* **TASK TO CARRY OUT**: From the first line of the listing below, retype each line up to and including the one with "const rowX = i => i === 0 ? xUS : x"; pictures stay out.

/---

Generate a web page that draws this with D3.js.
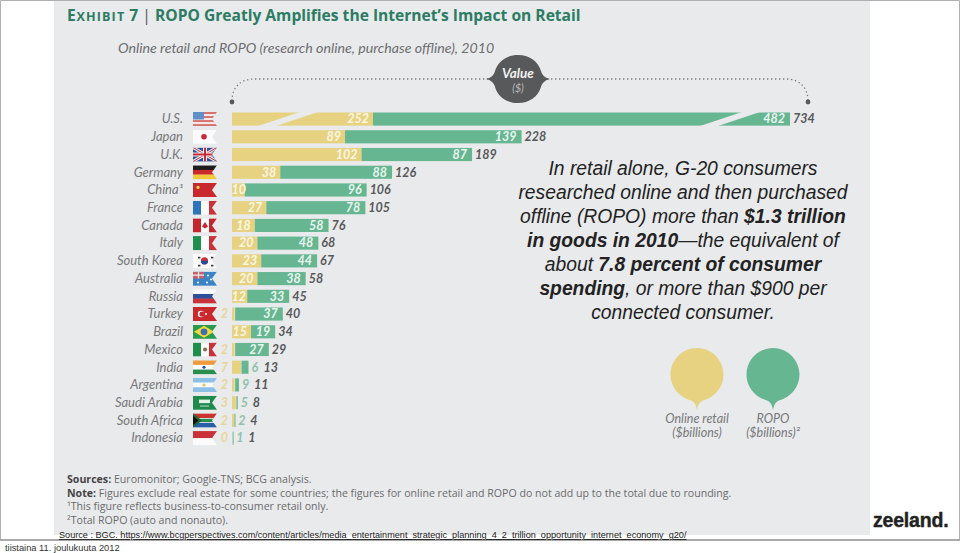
<!DOCTYPE html>
<html>
<head>
<meta charset="utf-8">
<script src="https://cdn.jsdelivr.net/npm/d3@7"></script>
<style>
html,body{margin:0;padding:0;background:#fff}
svg{display:block}
.hv{font-family:"Liberation Sans",sans-serif}
.hum{font-family:"Open Sans",sans-serif}
.lat{font-family:Lato,sans-serif}
</style>
</head>
<body>
<div id="root"></div>
<script>
const countries = ["U.S.","Japan","U.K.","Germany","China","France","Canada","Italy","South Korea","Australia","Russia","Turkey","Brazil","Mexico","India","Argentina","Saudi Arabia","South Africa","Indonesia"]
const flags = ["us","jp","uk","de","cn","fr","ca","it","kr","au","ru","tr","br","mx","in","ar","sa","za","id"]
const retail = [252,89,102,38,10,27,18,20,23,20,12,2,15,2,7,2,3,2,0]
const ropo = [482,139,87,88,96,78,58,48,44,38,33,37,19,27,6,9,5,2,1]
const totals = [734,228,189,126,106,105,76,68,67,58,45,40,34,29,13,11,8,4,1]
// Argentina, Saudi Arabia and South Africa are drawn shorter than their labels in the source
const drawnEnd = [734,228,189,126,106,105,76,68,67,58,45,40,34,29,13,5.5,4.5,2.5,1]

const w = 960, h = 553
const svg = d3.select("#root").append("svg").attr("width", w).attr("height", h)

const yellow = "#e6d281", green = "#66b692", panel = "#e9eaec"

//scales
const rowscale = d3.scaleBand().domain(countries).range([110.2, 447]).paddingInner(0.26).paddingOuter(0.13)
const x = d3.scaleLinear().domain([0, 228]).range([232, 521.6])
// U.S. bar is broken twice
const xUS = d3.scaleLinear().domain([0, 252, 734]).range([232, 373, 790])
const rowX = i => i === 0 ? xUS : x

svg.append("rect").attr("x", 54).attr("y", 0).attr("width", 816).attr("height", 535).attr("fill", panel)

// frame of the slide
svg.append("path").attr("d", `M0.5,541V0.5H959.5V541`).attr("fill", "none").attr("stroke", "#b0b0b0")
svg.append("rect").attr("x", 0).attr("y", 539).attr("width", w).attr("height", 2).attr("fill", "#a9a9a9")

// header
const title = svg.append("text").attr("class", "hum").attr("x", 67).attr("y", 21)
    .attr("fill", "#2b7c62").attr("font-weight", 700).attr("font-size", 15.6)
title.append("tspan").text("E").attr("letter-spacing", 0.8)
title.append("tspan").text("XHIBIT").attr("font-size", 12.6).attr("letter-spacing", 1.1)
title.append("tspan").text(" 7 ")
title.append("tspan").text("| ").attr("font-weight", 400).attr("fill", "#555")
title.append("tspan").text("ROPO Greatly Amplifies the Internet’s Impact on Retail")

svg.append("text").attr("class", "lat").attr("x", 118).attr("y", 53)
    .attr("font-style", "italic").attr("font-size", 14.2).attr("fill", "#6d6e70")
    .text("Online retail and ROPO (research online, purchase offline), 2010")

// dotted bracket above the bars
svg.append("path")
    .attr("d", "M232,101C232,88 240,79 254,79H786C800,79 808,88 808,101")
    .attr("fill", "none").attr("stroke", "#77787a").attr("stroke-width", 1.3)
    .attr("stroke-dasharray", "1.3 2.7")
svg.selectAll("circle.end").data([232, 808]).enter().append("circle")
    .attr("class", "end").attr("cx", d => d).attr("cy", 102).attr("r", 2.4).attr("fill", "#58595b")

svg.append("path")
    .attr("d", "M486,79C491,78 494,75 495,71C498,61 507,55 518,55C529,55 538,61 541,71C542,75 545,78 550,79C545,80 542,83 541,87C538,97 529,103 518,103C507,103 498,97 495,87C494,83 491,80 486,79Z")
    .attr("fill", "#58595b")
svg.append("text").attr("class", "lat").attr("x", 518).attr("y", 78).attr("text-anchor", "middle")
    .attr("font-style", "italic").attr("font-weight", 700).attr("font-size", 13.5).attr("fill", "#f2f2f2").text("Value")
svg.append("text").attr("class", "lat").attr("x", 518).attr("y", 92).attr("text-anchor", "middle")
    .attr("font-style", "italic").attr("font-size", 10.5).attr("fill", "#b9b9b9").text("($)")

// bars
const rows = svg.selectAll("g.row").data(countries).enter().append("g").attr("class", "row")
    .attr("transform", d => `translate(0,${rowscale(d)})`)
const bh = rowscale.bandwidth()

rows.append("rect").attr("fill", yellow)
    .attr("x", (d, i) => rowX(i)(0)).attr("height", bh)
    .attr("width", (d, i) => rowX(i)(retail[i]) - rowX(i)(0))
rows.append("rect").attr("fill", green)
    .attr("x", (d, i) => rowX(i)(retail[i] && Math.min(retail[i], drawnEnd[i] - 1)) + (retail[i] < 8 ? 0.6 : 0)).attr("height", bh)
    .attr("width", (d, i) => Math.max(1, rowX(i)(drawnEnd[i]) - rowX(i)(Math.min(retail[i], drawnEnd[i] - 1)) - (retail[i] < 8 ? 0.6 : 0)))

// the two slanted cuts of the U.S. bar
svg.selectAll("path.cut").data([[255,303],[697,745]]).enter().append("path").attr("class", "cut")
    .attr("d", d => `M${d[0]},127L${d[1]},111L${d[1] + 18},111L${d[0] + 18},127Z`)
    .attr("fill", panel)

// labels
const labelFont = s => s.attr("class", "lat").attr("font-style", "italic").attr("font-weight", 700).attr("font-size", 12.5)
const mid = bh / 2 + 4.3
rows.append("text").attr("class", "lat").attr("x", 183).attr("y", mid).attr("text-anchor", "end")
    .attr("font-style", "italic").attr("font-size", 13).attr("fill", "#77787a")
    .text(d => d === "China" ? "China¹" : d)

rows.append("text").call(labelFont).attr("y", mid)
    .attr("x", (d, i) => retail[i] >= 10 ? Math.max(rowX(i)(retail[i]) - 4, 246) : 228)
    .attr("text-anchor", "end")
    .attr("fill", (d, i) => retail[i] >= 10 ? "#fbf6e2" : "#e6d69a")
    .text((d, i) => retail[i])
rows.append("text").call(labelFont).attr("y", mid)
    .attr("x", (d, i) => ropo[i] >= 10 ? rowX(i)(totals[i]) - 5 : rowX(i)(drawnEnd[i]) + 3)
    .attr("text-anchor", (d, i) => ropo[i] >= 10 ? "end" : "start")
    .attr("fill", (d, i) => ropo[i] >= 10 ? "#e9f5ef" : "#8fc2aa")
    .text((d, i) => ropo[i])
rows.append("text").call(labelFont).attr("y", mid)
    .attr("x", (d, i) => rowX(i)(drawnEnd[i]) + (ropo[i] >= 10 ? 3 : 15))
    .attr("fill", "#58595b")
    .text((d, i) => totals[i])

// flags
const fw = 24, fh = bh + 1
const defs = svg.append("defs")
defs.append("clipPath").attr("id", "notch").append("path")
    .attr("d", `M0,0H${fw}L${fw - 5},${fh / 2}L${fw},${fh}H0Z`)
const flag = rows.append("g").attr("clip-path", "url(#notch)")
    .attr("transform", `translate(193,${-0.5})`)

function bands(g, cols, vertical) {
    cols.forEach((c, i) => {
        const r = g.append("rect").attr("fill", c)
        if (vertical) r.attr("x", fw * i / cols.length).attr("y", 0).attr("width", fw / cols.length + 0.2).attr("height", fh)
        else r.attr("x", 0).attr("y", fh * i / cols.length).attr("width", fw).attr("height", fh / cols.length + 0.2)
    })
}
const dot = (g, cx, cy, r, c) => g.append("circle").attr("cx", cx).attr("cy", cy).attr("r", r).attr("fill", c)
const flagDraw = {
    us: g => {
        bands(g, ["#d9726f","#f2e9e8","#d9726f","#f2e9e8","#d9726f","#f2e9e8","#d9726f"])
        g.append("rect").attr("width", 11).attr("height", 7.5).attr("fill", "#5f8fc9")
    },
    jp: g => { bands(g, ["#fbfbfb"]); dot(g, 11, fh / 2, 2.8, "#c9283a") },
    uk: g => {
        bands(g, ["#2e4f94"])
        g.append("path").attr("d", `M0,0L${fw},${fh}M${fw},0L0,${fh}`).attr("stroke", "#eee").attr("stroke-width", 3)
        g.append("path").attr("d", `M0,0L${fw},${fh}M${fw},0L0,${fh}`).attr("stroke", "#c9283a").attr("stroke-width", 1)
        g.append("path").attr("d", `M${fw / 2},0V${fh}M0,${fh / 2}H${fw}`).attr("stroke", "#eee").attr("stroke-width", 4)
        g.append("path").attr("d", `M${fw / 2},0V${fh}M0,${fh / 2}H${fw}`).attr("stroke", "#c9283a").attr("stroke-width", 2)
    },
    de: g => bands(g, ["#1c1c1c","#c9282d","#f2c83c"]),
    cn: g => { bands(g, ["#c9282d"]); dot(g, 5, 4.5, 1.6, "#f0d94a") },
    fr: g => bands(g, ["#2e74bd","#fbfbfb","#c9323a"], true),
    ca: g => {
        bands(g, ["#c4262e","#fbfbfb","#c4262e"], true)
        g.append("path").attr("d", `M12,${fh / 2 - 3.5}L15,${fh / 2 + 1}L12,${fh / 2 + 3}L9,${fh / 2 + 1}Z`).attr("fill", "#c4262e")
    },
    it: g => bands(g, ["#1f8f4e","#fbfbfb","#c9323a"], true),
    kr: g => {
        bands(g, ["#fbfbfb"])
        dot(g, 11.5, fh / 2, 3.6, "#c9323a")
        g.append("path").attr("d", `M7.9,${fh / 2}A3.6,3.6 0 0 0 15.1,${fh / 2}Z`).attr("fill", "#1f4f9c")
        ;[[5, 3], [18, 3], [5, 11], [18, 11]].forEach(p => g.append("rect").attr("x", p[0]).attr("y", p[1]).attr("width", 2.4).attr("height", 1.6).attr("fill", "#333"))
    },
    au: g => {
        bands(g, ["#3a83c4"])
        g.append("rect").attr("width", 11).attr("height", 7).attr("fill", "#c7606a")
        g.append("path").attr("d", "M0,3.5H11M5.5,0V7").attr("stroke", "#eee").attr("stroke-width", 1.2)
        ;[[5, 11], [15, 4], [18, 8], [14, 11]].forEach(p => dot(g, p[0], p[1], 1, "#fff"))
    },
    ru: g => bands(g, ["#fbfbfb","#2e4f9c","#c9323a"]),
    tr: g => {
        bands(g, ["#c9282d"])
        dot(g, 8, fh / 2, 3.2, "#fff"); dot(g, 9, fh / 2, 2.6, "#c9282d"); dot(g, 13, fh / 2, 1, "#fff")
    },
    br: g => {
        bands(g, ["#2a9a4f"])
        g.append("path").attr("d", `M1,${fh / 2}L11,1L21,${fh / 2}L11,${fh - 1}Z`).attr("fill", "#f2d93c")
        dot(g, 11, fh / 2, 3.4, "#3c6fb0")
    },
    mx: g => { bands(g, ["#1f8f4e","#fbfbfb","#c9323a"], true); dot(g, 12, fh / 2, 2, "#8a6a4a") },
    in: g => { bands(g, ["#ee9a3d","#fbfbfb","#2a8f4e"]); dot(g, 11, fh / 2, 1.6, "#2e4f9c") },
    ar: g => { bands(g, ["#8cc0e6","#fbfbfb","#8cc0e6"]); dot(g, 11, fh / 2, 1.5, "#e6c04a") },
    sa: g => {
        bands(g, ["#1f8a4c"])
        g.append("rect").attr("x", 6).attr("y", 4).attr("width", 11).attr("height", 3.5).attr("fill", "#e6f2ea")
        g.append("rect").attr("x", 7).attr("y", 10).attr("width", 9).attr("height", 0.8).attr("fill", "#e6f2ea")
    },
    za: g => {
        bands(g, ["#c9342e","#fbfbfb","#2a5fa8"])
        g.append("path").attr("d", `M0,${fh / 2}H${fw}`).attr("stroke", "#2a8f4e").attr("stroke-width", 3.4)
        g.append("path").attr("d", `M0,0L9,${fh / 2}L0,${fh}Z`).attr("fill", "#1c6a3c")
        g.append("path").attr("d", `M0,2.5L5.5,${fh / 2}L0,${fh - 2.5}Z`).attr("fill", "#111")
    },
    id: g => bands(g, ["#c9323a","#fbfbfb"])
}
flag.each(function (d, i) { flagDraw[flags[i]](d3.select(this)) })

// legend balloons
const balloons = [
    {cx: 697, c: yellow, a: "Online retail", b: "($billions)"},
    {cx: 773, c: green, a: "ROPO", b: "($billions)²"}
]
const bal = svg.selectAll("g.bal").data(balloons).enter().append("g").attr("class", "bal")
    .attr("transform", d => `translate(${d.cx},0)`)
bal.append("path").attr("fill", d => d.c)
    .attr("d", "M0,410C-1,404 -3,402 -6,400.5C-18,397 -26.5,387 -26.5,374.5C-26.5,360 -14.5,348 0,348C14.5,348 26.5,360 26.5,374.5C26.5,387 18,397 6,400.5C3,402 1,404 0,410Z")
bal.append("text").attr("class", "lat").attr("y", 423).attr("text-anchor", "middle")
    .attr("font-style", "italic").attr("font-size", 12.5).attr("fill", "#77787a").text(d => d.a)
bal.append("text").attr("class", "lat").attr("y", 436.5).attr("text-anchor", "middle")
    .attr("font-style", "italic").attr("font-size", 12.5).attr("fill", "#77787a").text(d => d.b)

// slide text on the right
const para = [
    [["In retail alone, G-20 consumers", 0]],
    [["researched online and then purchased", 0]],
    [["offline (ROPO) more than ", 0], ["$1.3 trillion", 1]],
    [["in goods in 2010", 1], ["—the equivalent of", 0]],
    [["about ", 0], ["7.8 percent of consumer", 1]],
    [["spending", 1], [", or more than $900 per", 0]],
    [["connected consumer.", 0]]
]
const ptext = svg.selectAll("text.para").data(para).enter().append("text").attr("class", "para hv")
    .attr("x", 683).attr("y", (d, i) => 175 + i * 24).attr("text-anchor", "middle")
    .attr("font-style", "italic").attr("font-size", 19.3).attr("fill", "#222")
ptext.selectAll("tspan").data(d => d).enter().append("tspan")
    .attr("font-weight", d => d[1] ? 700 : 400).text(d => d[0])

// footnotes
const notes = [
    [["Sources:", 1], [" Euromonitor; Google-TNS; BCG analysis.", 0]],
    [["Note:", 1], [" Figures exclude real estate for some countries; the figures for online retail and ROPO do not add up to the total due to rounding.", 0]],
    [["¹This figure reflects business-to-consumer retail only.", 0]],
    [["²Total ROPO (auto and nonauto).", 0]]
]
const ntext = svg.selectAll("text.note").data(notes).enter().append("text").attr("class", "note hum")
    .attr("x", 67).attr("y", (d, i) => 483 + i * 13.6)
    .attr("font-size", 10.6).attr("fill", "#6a6b6d")
ntext.selectAll("tspan").data(d => d).enter().append("tspan")
    .attr("font-weight", d => d[1] ? 700 : 400).attr("fill", d => d[1] ? "#444" : null).text(d => d[0])

svg.append("text").attr("class", "hv").attr("x", 59).attr("y", 538).attr("font-size", 9.15).attr("fill", "#222")
    .attr("text-decoration", "underline")
    .text("Source : BGC. https://www.bcgperspectives.com/content/articles/media_entertainment_strategic_planning_4_2_trillion_opportunity_internet_economy_g20/")
svg.append("text").attr("class", "hv").attr("x", 5).attr("y", 551).attr("font-size", 9.3).attr("fill", "#333")
    .text("tiistaina 11. joulukuuta 2012")
svg.append("text").attr("class", "hv").attr("x", 873).attr("y", 527).attr("font-size", 19.5)
    .attr("font-weight", 700).attr("letter-spacing", -0.2).attr("stroke", "#222").attr("stroke-width", 0.4)
    .attr("fill", "#222").text("zeeland.")
</script>
</body>
</html>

\---

* **ANSWER TO THIS EXERCISE**:
Generate a web page that draws this with D3.js.
<!DOCTYPE html>
<html>
<head>
<meta charset="utf-8">
<script src="https://cdn.jsdelivr.net/npm/d3@7"></script>
<style>
html,body{margin:0;padding:0;background:#fff}
svg{display:block}
.hv{font-family:"Liberation Sans",sans-serif}
.hum{font-family:"Open Sans",sans-serif}
.lat{font-family:Lato,sans-serif}
</style>
</head>
<body>
<div id="root"></div>
<script>
const countries = ["U.S.","Japan","U.K.","Germany","China","France","Canada","Italy","South Korea","Australia","Russia","Turkey","Brazil","Mexico","India","Argentina","Saudi Arabia","South Africa","Indonesia"]
const flags = ["us","jp","uk","de","cn","fr","ca","it","kr","au","ru","tr","br","mx","in","ar","sa","za","id"]
const retail = [252,89,102,38,10,27,18,20,23,20,12,2,15,2,7,2,3,2,0]
const ropo = [482,139,87,88,96,78,58,48,44,38,33,37,19,27,6,9,5,2,1]
const totals = [734,228,189,126,106,105,76,68,67,58,45,40,34,29,13,11,8,4,1]
// Argentina, Saudi Arabia and South Africa are drawn shorter than their labels in the source
const drawnEnd = [734,228,189,126,106,105,76,68,67,58,45,40,34,29,13,5.5,4.5,2.5,1]

const w = 960, h = 553
const svg = d3.select("#root").append("svg").attr("width", w).attr("height", h)

const yellow = "#e6d281", green = "#66b692", panel = "#e9eaec"

//scales
const rowscale = d3.scaleBand().domain(countries).range([110.2, 447]).paddingInner(0.26).paddingOuter(0.13)
const x = d3.scaleLinear().domain([0, 228]).range([232, 521.6])
// U.S. bar is broken twice
const xUS = d3.scaleLinear().domain([0, 252, 734]).range([232, 373, 790])
const rowX = i => i === 0 ? xUS : x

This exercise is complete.